The lesson of now
I woke up on Tuesday in “back to work” energy. It felt jittery and jumpy. Certainly not energy from my highest self, but instead belonging to parts of me that are plugged in to clients, calendars, commitments, capitalism. All the c’s.
It was early, still, and dark outside as my husband and I took our dogs for their morning walk. As I approached the end of my narrow street, a truck with its headlights on full glare lurched around the corner and I panicked, losing my footing and stumbling on the uneven pavement. My ankle twisted out of shape, sending spikes of pain shooting up my leg.
I felt the urge to carry on walking, to press on with my plans to go to yoga class and “hit the ground running” on my to do list, but my ankle lodged an immediate and painful protest. I could keep pressing against my instincts, or I could tend to the injury, at the same time allowing myself to go slow, as I promised I would this first week of the year, but had already forgotten in the flurry of “let’s go 2023” social media posts.

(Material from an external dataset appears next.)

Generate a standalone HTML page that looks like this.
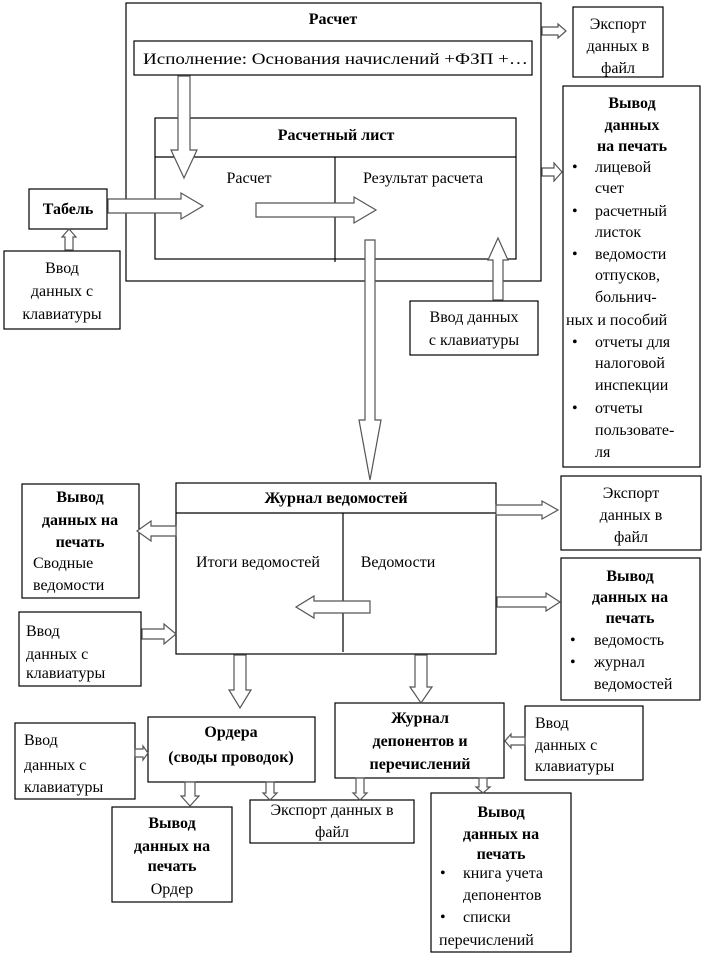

In nature’s calendar, this is a week in winter. Nature has no idea that our calendar says it’s the week of setting resolutions and bouncing off to the gym and creating inspirational “word of the year” reels. If it did know this, nature would certainly laugh at us. And perhaps this rolled ankle was her way of laughing at me, or at least giving me permission to stay in stillness and contemplation a little longer.